То есть отличается, конечно, и в худшую сторону, даже притом, что государственные подати владельческих крестьян значительно меньше, чем у черносошных, но ненамного. Суммарно же они платят больше.
Но главное, государство и после Уложения 1649 года не отказывается видеть во владельческих крестьянах своих подданных: они платят государевы подати, они не лишены личных прав; помещикам запрещается «пустошить» свои поместья; правительство не отказывалось от своего права наказывать злоупотребления помещичьей властью.
Был, например, случай в 1669-м, когда «великий государь указал стольника князя Григория Оболенского послать в тюрьму за то, что у него в воскресенье на дворе его люди и крестьяне работали черную работу да он же, князь Григорий, говорил скверные слова».
Не сомневаюсь, что после этого случая не один помещик говорил «скверные слова» в адрес правительства, но ведь случай очень назидательный!
Владельческие крестьяне были кем угодно, но не рабами, их «крепость земле» вовсе не означала одновременной «крепости владельцу». Помещики и владельцы вотчин нарушали права владельческих крестьян – продавали их без земли, меняли на холопов, разбивали семьи. Историки справедливо отмечают, что таких случаев становится больше только к самому концу XVII столетия. По мнению В.О. Ключевского, это признак нарастающего закрепощения, симптом того, что все идет к полному превращению владельческого крестьянина в вещь. И боюсь, что это один из тех пунктов, по которым невозможно согласиться с В.О. Ключевским.

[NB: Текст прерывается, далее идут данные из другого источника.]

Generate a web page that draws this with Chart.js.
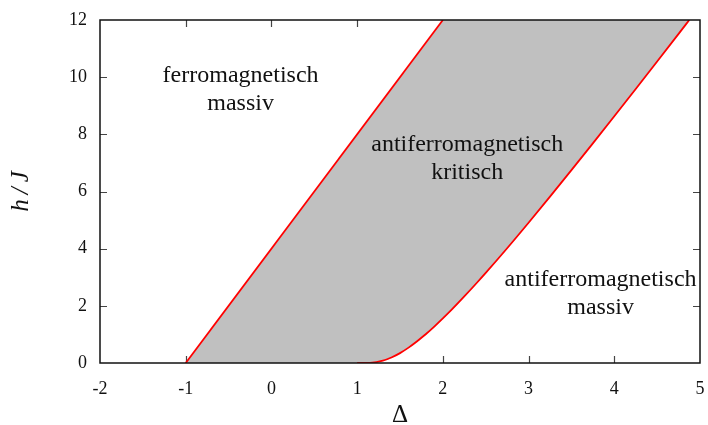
<!DOCTYPE html>
<html>
<head>
<meta charset="utf-8">
<script src="https://cdn.jsdelivr.net/npm/chart.js@4.4.1/dist/chart.umd.min.js"></script>
<style>
  html, body { margin: 0; padding: 0; background: #ffffff; }
  #phase { display: block; }
</style>
</head>
<body>
<canvas id="phase" width="708" height="425"></canvas>
<script>
// Phase boundaries of the XXZ chain in a field (h/J versus anisotropy Δ)

// saturation line: fully polarized above it
const deltaUpper = [-1, 2];
const hUpper = [0, 12];

// lower critical field of the gapped Néel phase (Δ > 1)
const deltaLower = [1.0, 1.1, 1.15, 1.2, 1.25, 1.3, 1.35, 1.4, 1.5, 1.6, 1.7, 1.75, 1.8, 1.9, 2.0,
                    2.1, 2.25, 2.4, 2.5, 2.75, 3.0, 3.25, 3.5, 3.75, 4.0, 4.25, 4.5, 4.75, 4.875];
const hLower = [0, 0.001, 0.006, 0.019, 0.044, 0.081, 0.131, 0.192, 0.346, 0.538, 0.760, 0.881, 1.007, 1.275, 1.559,
                1.856, 2.328, 2.816, 3.151, 4.015, 4.907, 5.819, 6.746, 7.685, 8.633, 9.588, 10.549, 11.514, 12.0];

// axis ticks
const xTickValues = [-2, -1, 0, 1, 2, 3, 4, 5];
const xTickLabels = ['-2', '-1', '0', '1', '2', '3', '4', '5'];
const yTickValues = [0, 2, 4, 6, 8, 10, 12];
const yTickLabels = ['0', '2', '4', '6', '8', '10', '12'];

// phase names, placed at (Δ, h) of each text block centre
const phaseLines = [['ferromagnetisch', 'massiv'], ['antiferromagnetisch', 'kritisch'], ['antiferromagnetisch', 'massiv']];
const phaseDelta = [-0.36, 2.284, 3.84];
const phaseH = [9.57, 7.15, 2.44];

const xMin = -2, xMax = 5, yMin = 0, yMax = 12;

const toPoints = (xs, ys) => xs.map((x, i) => ({ x: x, y: ys[i] }));

const upperLine = toPoints(deltaUpper, hUpper);
const lowerCurve = toPoints(deltaLower, hLower);
// outline of the critical region: top edge follows the saturation line then h = 12
const regionTop = upperLine.concat([{ x: deltaLower[deltaLower.length - 1], y: yMax }]);
// bottom edge: h = 0 up to Δ = 1, then the lower critical field
const regionBottom = [{ x: deltaUpper[0], y: 0 }].concat(lowerCurve);

const SERIF = '"Liberation Serif", "DejaVu Serif", serif';

const frameTicks = {
  id: 'frameTicks',
  beforeDatasetsDraw(chart) {
    const { ctx, chartArea: a, scales } = chart;
    ctx.save();
    ctx.strokeStyle = '#444';
    ctx.lineWidth = 1.2;
    ctx.beginPath();
    xTickValues.forEach(v => {
      const px = Math.round(scales.x.getPixelForValue(v)) + 0.5;
      if (v === xMin || v === xMax) return;
      ctx.moveTo(px, a.bottom); ctx.lineTo(px, a.bottom - 7);
      ctx.moveTo(px, a.top); ctx.lineTo(px, a.top + 7);
    });
    yTickValues.forEach(v => {
      const py = Math.round(scales.y.getPixelForValue(v)) + 0.5;
      if (v === yMin || v === yMax) return;
      ctx.moveTo(a.left, py); ctx.lineTo(a.left + 7, py);
      ctx.moveTo(a.right, py); ctx.lineTo(a.right - 7, py);
    });
    ctx.stroke();
    ctx.restore();
  },
  afterDatasetsDraw(chart) {
    const { ctx, chartArea: a, scales } = chart;
    ctx.save();
    ctx.strokeStyle = '#111';
    ctx.lineWidth = 1.5;
    ctx.strokeRect(a.left, a.top, a.right - a.left, a.bottom - a.top);
    // phase names
    ctx.fillStyle = '#111';
    ctx.font = '24px ' + SERIF;
    ctx.textAlign = 'center';
    ctx.textBaseline = 'middle';
    phaseLines.forEach((lines, i) => {
      const cx = scales.x.getPixelForValue(phaseDelta[i]);
      const cy = scales.y.getPixelForValue(phaseH[i]);
      const lh = 28;
      lines.forEach((t, j) => {
        ctx.fillText(t, cx, cy + (j - (lines.length - 1) / 2) * lh);
      });
    });
    ctx.restore();
  }
};

new Chart(document.getElementById('phase'), {
  type: 'line',
  data: {
    datasets: [
      { data: upperLine, borderColor: '#ff0000', borderWidth: 1.8, pointRadius: 0, fill: false, tension: 0 },
      { data: lowerCurve, borderColor: '#ff0000', borderWidth: 1.8, pointRadius: 0, fill: false, cubicInterpolationMode: 'monotone' },
      { data: regionTop, borderWidth: 0, borderColor: 'rgba(0,0,0,0)', pointRadius: 0, tension: 0,
        backgroundColor: '#c0c0c0', fill: { target: 3 } },
      { data: regionBottom, borderWidth: 0, borderColor: 'rgba(0,0,0,0)', pointRadius: 0, fill: false, cubicInterpolationMode: 'monotone' }
    ]
  },
  options: {
    responsive: false,
    animation: false,
    devicePixelRatio: 1,
    layout: { padding: { top: 20, right: 8, left: 0, bottom: 0 } },
    plugins: { legend: { display: false }, tooltip: { enabled: false } },
    scales: {
      x: {
        type: 'linear', min: xMin, max: xMax,
        afterBuildTicks: s => { s.ticks = xTickValues.map(v => ({ value: v })); },
        afterFit: s => { s.height = 62; s.paddingLeft = 0; s.paddingRight = 0; },
        grid: { display: false, drawTicks: false },
        border: { display: false },
        ticks: {
          padding: 15, color: '#111', font: { family: SERIF, size: 18 },
          maxRotation: 0, autoSkip: false,
          callback: v => xTickLabels[xTickValues.indexOf(v)]
        },
        title: { display: true, text: 'Δ', color: '#111', font: { family: SERIF, size: 25 }, padding: { top: 6, bottom: -5 } }
      },
      y: {
        type: 'linear', min: yMin, max: yMax,
        afterBuildTicks: s => { s.ticks = yTickValues.map(v => ({ value: v })); },
        afterFit: s => { s.width = 100; s.paddingTop = 0; s.paddingBottom = 0; },
        grid: { display: false, drawTicks: false },
        border: { display: false },
        ticks: {
          padding: 13, color: '#111', font: { family: SERIF, size: 18 },
          autoSkip: false,
          callback: v => yTickLabels[yTickValues.indexOf(v)]
        },
        title: { display: true, text: 'h\u2009/\u2009J', color: '#111', font: { family: SERIF, size: 25, style: 'italic' }, padding: { top: 6, bottom: 0 } }
      }
    }
  },
  plugins: [frameTicks]
});
</script>
</body>
</html>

Потому что, во-первых, нарушались и нарушаются права самых различных людей, и вовсе не одних владельческих крестьян на Руси XVII века. Недавно, например, мои права нарушил один очкастый чмырь, напечатавший в газете мой рассказ под своей фамилией (думал, наверное, что я об этом так и не узнаю). В те же сложные времена права даже людей из феодального сословия мало чем были защищены и нарушались очень часто.